We should support parameter attributes. I think this is a relatively
uncontroversial proposal.

What exactly should the semantics be? Lets first review the current syntax
as applied to 'my' declarations:

    my ($x, $y) :foo(foo_arg) :bar(bar_arg);

is roughly equivalent to

    use attributes ();
    my ($x,$y);
    attributes->import(, __PACKAGE__, \$x, "foo(foo_arg)", "bar(bar_arg)");
    attributes->import(, __PACKAGE__, \$y, "foo(foo_arg)", "bar(bar_arg)");

except that some attributes are built-in and are recognised and handled
directly by the lexer / parser, without attributes.pm ever getting
involved.

Note that attributes.pm says that attributes on variables are currently
experimental, although in practice we've supported things like
my $x : shared; for years.

As an aside, note that any argument to the attribute is scanned as a
single-quoted string - i.e. like q(...) - but is otherwise uninterpreted
by Perl itself.  Thus hypothetically a constraint expressed as an
attribute, e.g.

    sub foo ($x :where($x ne '(' ));
    
wouldn't get correctly parsed unless we handled it specially somehow,
which seems to be an argument for *not* using attributes for such things,
and instead use purpose-designed syntax, like, for example:

    sub foo ($x where $x ne '(', ...)

Second and subsequent attributes may be preceded by a colon, but don't
have to be: these are equivalent:

    my $x :foo :bar(1) :bar(2);
    my $x :foo  bar(1) :bar(2);

Thus for signatures, the obvious semantics would be that

    sub f ($a :foo, ...) {...}
    
is equivalent to

    sub f { my $a :foo; $a = $_[0]; .... }

The exact details of when attributes->import() is called is discussed in
the "Scope and Ordering" thread.

Once available, built-in attributes could in principle be used where Perl
6 uses traits, e.g.

    sub f($x is ro) { ... } # Perl 6
    sub f($x :ro)   { ... } # Perl 5 ???

See the "Aliasing and Read-only variables" thread for more detailed
proposals.

Attributes can't be used on a placeholder parameter:

    ($x :foo) # ok
    ($  :foo) # error

Attributes can't be used with aliasing, except for slurpies (which alias
individual elements rather than the aggregate itself):

    (\$x :foo) # error
    (\@a :foo) # error
    (\%h :foo) # error
    (*$x :foo) # error
    (*@a :foo) # ok - like: my @a: foo;  \$a[0]  = ...;  \$a[1]  = ...
    (*%h :foo) # ok - like: my %h: foo;  \$h{..} = ...;  \$h{..} = ...

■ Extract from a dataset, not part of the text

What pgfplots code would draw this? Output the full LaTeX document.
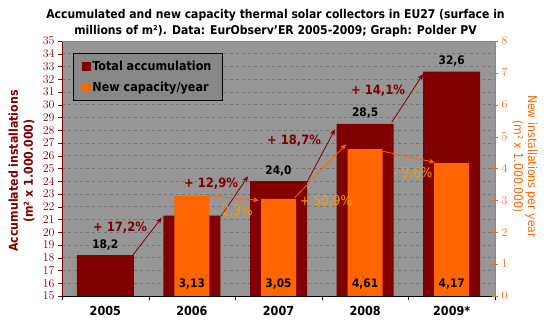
\documentclass[border=0pt]{standalone}
\usepackage{fontspec}
\setmainfont{DejaVu Sans Condensed}
\usepackage{pgfplots}
\usepackage{pgfplotstable}
\pgfplotsset{compat=1.18}
\usetikzlibrary{arrows.meta}
\definecolor{dred}{HTML}{800000}
\definecolor{orng}{HTML}{FF6600}
\definecolor{pctor}{HTML}{FF9900}
\definecolor{plotbg}{HTML}{969696}
\definecolor{gridc}{HTML}{747474}
\definecolor{legbg}{HTML}{878787}
\definecolor{topline}{HTML}{808080}

\pgfplotstableread{
x y lab
0 18.2 18,2
1 21.3 21,3
2 24.0 24,0
3 28.5 28,5
4 32.6 32,6
}\totaltab
\pgfplotstableread{
x y lab
1 3.13 3,13
2 3.05 3,05
3 4.61 4,61
4 4.17 4,17
}\newtab

\begin{document}
\begin{tikzpicture}
\path[use as bounding box] (0,0) rectangle (551bp,321bp);
% title
\node[align=center, font=\bfseries\fontsize{12.1}{16}\selectfont] at (275.5bp,298bp)
 {Accumulated and new capacity thermal solar collectors in EU27 (surface in\\millions of m²). Data: EurObserv'ER 2005-2009; Graph: Polder PV};
% left label
\node[rotate=90, align=center, text=dred, font=\bfseries\fontsize{12.3}{15}\selectfont] at (21.5bp,150bp)
 {Accumulated installations\\(m² x 1.000.000)};
% right label
\node[rotate=-90, align=center, text=orng, font=\fontsize{12.2}{14}\selectfont] at (525bp,154.5bp)
 {New installations per year\\(m² x 1.000.000)};

\begin{axis}[
  at={(62bp,25bp)}, anchor=south west,
  scale only axis, width=433bp, height=255bp,
  xmin=-0.5, xmax=4.5, ymin=15, ymax=35,
  axis x line*=bottom, axis y line*=left,
  x axis line style={black,-}, y axis line style={dred,-},
  axis background/.style={fill=plotbg},
  ytick={15,16,...,35},
  ymajorgrids, grid style={gridc, dash pattern=on 3bp off 3bp, line width=0.6bp},
  yticklabel style={text=dred, font=\bfseries\fontsize{11.5}{11.5}\selectfont},
  y tick style={dred},
  tick align=outside, major tick length=4bp, minor tick length=4bp,
  xtick={0,1,2,3,4},
  xticklabels={2005,2006,2007,2008,2009*},
  major x tick style={draw=none},
  minor xtick={-0.5,0.5,1.5,2.5,3.5,4.5},
  minor x tick style={black},
  xticklabel style={font=\bfseries\fontsize{12.5}{12.5}\selectfont, yshift=-3bp},
  legend style={at={(axis description cs:0.0254,0.953)}, anchor=north west,
    fill=legbg, draw=black, line width=0.6bp,
    font=\bfseries\fontsize{12.5}{12.5}\selectfont,
    inner xsep=9bp, inner ysep=6bp, row sep=7bp,
    nodes={inner sep=1.5bp}},
  legend cell align=left,
]
\addlegendimage{legend image code/.code={\fill[dred] (0bp,-4bp) rectangle (8bp,4bp);}}
\addlegendentry{Total accumulation}
\addlegendimage{legend image code/.code={\fill[orng] (0bp,-4bp) rectangle (8bp,4bp);}}
\addlegendentry{New capacity/year}
\addplot[ybar, bar width=57bp, bar shift=0pt, fill=dred, draw=none, forget plot,
  nodes near coords, point meta=explicit symbolic,
  every node near coord/.append style={font=\bfseries\fontsize{11.8}{11.8}\selectfont, text=black, yshift=2bp}]
  table[x=x, y=y, meta=lab] {\totaltab};
% growth arrows
\addplot[dred, line width=0.8bp, -{Stealth[length=6bp,width=5bp]}, forget plot] coordinates {(0.305,18.09) (0.651,21.14)};
\addplot[dred, line width=0.8bp, -{Stealth[length=6bp,width=5bp]}, forget plot] coordinates {(1.336,21.24) (1.648,24.39)};
\addplot[dred, line width=0.8bp, -{Stealth[length=6bp,width=5bp]}, forget plot] coordinates {(2.326,23.9) (2.652,28.07)};
\addplot[dred, line width=0.8bp, -{Stealth[length=6bp,width=5bp]}, forget plot] coordinates {(3.307,28.62) (3.669,32.4)};
\node[text=dred, font=\bfseries\fontsize{12.9}{12.9}\selectfont] at (axis cs:0.170,20.35) {+ 17,2\%};
\node[text=dred, font=\bfseries\fontsize{12.9}{12.9}\selectfont] at (axis cs:1.221,23.82) {+ 12,9\%};
\node[text=dred, font=\bfseries\fontsize{12.9}{12.9}\selectfont] at (axis cs:2.179,27.2) {+ 18,7\%};
\node[text=dred, font=\bfseries\fontsize{12.9}{12.9}\selectfont] at (axis cs:3.149,31.14) {+ 14,1\%};
\end{axis}

\begin{axis}[
  at={(62bp,25bp)}, anchor=south west,
  scale only axis, width=433bp, height=255bp,
  xmin=-0.5, xmax=4.5, ymin=0, ymax=8,
  axis y line*=right, axis x line*=top,
  x axis line style={topline,-}, y axis line style={orng,-},
  xtick=\empty,
  ytick={0,1,...,8},
  yticklabel style={text=orng, font=\fontsize{12}{12}\selectfont},
  y tick style={orng},
  tick align=center, major tick length=6bp,
]
\addplot[ybar, bar width=35bp, bar shift=0pt, fill=orng, draw=none]
  table[x=x, y=y] {\newtab};
\addplot[draw=none, mark=none, nodes near coords, point meta=explicit symbolic,
  every node near coord/.append style={font=\bfseries\fontsize{11.8}{11.8}\selectfont, text=black, anchor=center}]
  coordinates {(1,0.38)[3,13] (2,0.38)[3,05] (3,0.38)[4,61] (4,0.38)[4,17]};
\addplot[orng, line width=0.8bp, -{Stealth[length=6bp,width=5bp]}] coordinates {(1.197,3.15) (1.775,3.0)};
\addplot[orng, line width=0.8bp, -{Stealth[length=6bp,width=5bp]}] coordinates {(2.19,3.09) (2.78,4.76)};
\addplot[orng, line width=0.8bp, -{Stealth[length=6bp,width=5bp]}] coordinates {(3.207,4.54) (3.807,4.19)};
\node[text=pctor, font=\fontsize{13.5}{13.5}\selectfont] at (axis cs:1.475,2.646) {- 2,3\%};
\node[text=pctor, font=\fontsize{13.5}{13.5}\selectfont] at (axis cs:2.548,2.96) {+ 50,9\%};
\node[text=pctor, font=\fontsize{13.5}{13.5}\selectfont] at (axis cs:3.553,3.84) {- 9,6\%};
\end{axis}
\end{tikzpicture}
\end{document}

Note that in Perl 6 and some CPAN signature modules, the 'method' keyword
declares an implicit $self parameter, whose name can be overridden using
a postfix ':':

    method foo($x, $y)      { $self->{$x} = $y }  # implicit $self
    method foo($me: $x, $y) {   $me->{$x} = $y }  # explicit invocant

I have no plans to introduce such a 'method' keyword, but if we did,
we might need different syntax for the invocant, as the ':' would be
interpreted as the start of an attribute unless the toker was clever and
we are very careful that all signature syntax is capable of being
disambiguated.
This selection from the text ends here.